In a previous work the binding results of a series of 1,8-naphthyridin-4(1H)-on-3-carboxamide derivatives(4) was reported. Furthermore, recently the three-dimensional models of the CB1 and CB2 receptors by means of a molecular modeling producer was constructed, and a series of CB2 ligands were, docked into both receptors, showing that the CB2 model was reliable and predictive.(5)
In this work, basing on the docking results, , I designed and synthesized new 7-methyl-1,8-naphthyridin-4(1H)-on-3-carboxamide derivatives, analogues derivatives in which the methyl group was removed or substituted with a chlorine atom, fluorine atom, metoxy group and dimethylamino group and new quinolin-4(1H)-on-3-carboxamide derivatives.
The studies of automated docking have showed that all the 1,8-naphthyridine derivatives tested could form an intramolecular H bond between the carbonylic oxygen and the amidic NH, creating a pseudocycle planar with the naphthyridine ring, and our studies suggested that this interaction was quite strong.(5)
To verify the hypothesis of the formation of a planar pseudocycle interaction inside the CB, I synthesized to tested some new compounds characterized by:
• the presence of a hydroxy group in position 4 of the naphthyridine nucleus, instead of the carbonyl oxygen atom, and by partial removal of the aromaticity of the cycle.
• closing of the O in position 4 with the amidic NH in a cycle to five atoms, to mime the pseudocycle planar of the energetic form more stable.
• shifting from position 3 to position 2 of the heterocyclic nucleus, of the carboxamide group.
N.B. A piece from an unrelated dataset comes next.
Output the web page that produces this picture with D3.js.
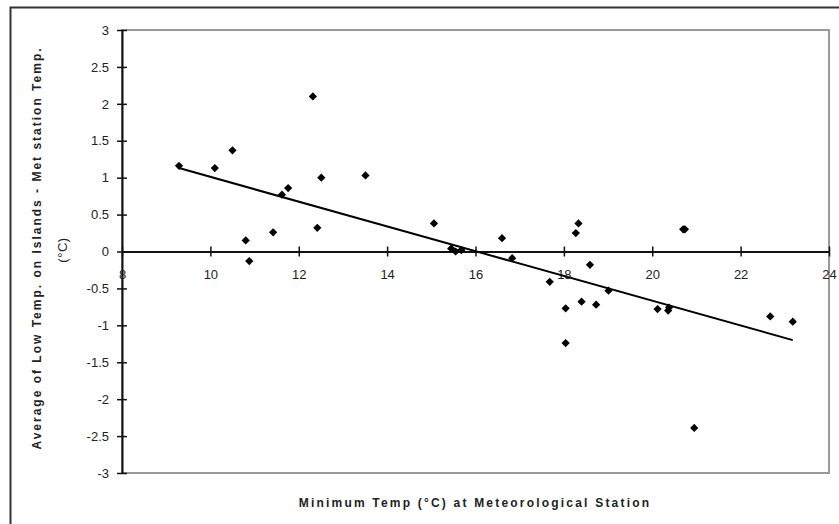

Successful I synthesized new 1,8-naphthrydine characterized by the presence of a carbonilic group in position 2, to verify if this shift could be create a new interaction of binding site receptor. New 1,8-naphthrydine and quinoline derivatives characterized by the presence of a carbonilic group in positions 4 and 2, and finally to verify the importance of the presence of both aromatic rings in the central lipophilic bicyclic core, I have synthesized the pyridin compounds.

(1) Dewick, P. M. Medicinal Natural Products. A Biosynthetic Approach, 2nd ed.; John Wiley & Sons: New York, 2002; pp 86-89.
(2) Stella, N. Cannabinoid signaling in glial cells. Glia 2004, 48, 267-277.
(3) Kim, K.; Moore, D.H.; Markriyannis, A.; Abood, M.E.. Eur J Pharmacol. 2006, 542,100.
(4) Ferrarini, P. L.; Calderone, V.; Cavallini, T.; Manera, C.; Saccomanni, G.; Pani, L.; Ruiu, S.; Gessa, G. L .. Bioorg. Med. Chem. 2004, 12, 1921-1933.
(5) Tuccinardi, T.; Ferrarini, P. L.; Manera, C.; Ortore, G.; Saccomanni, G.; Martinelli, A. . J. Med. Chem. 2006, 49, 984-994.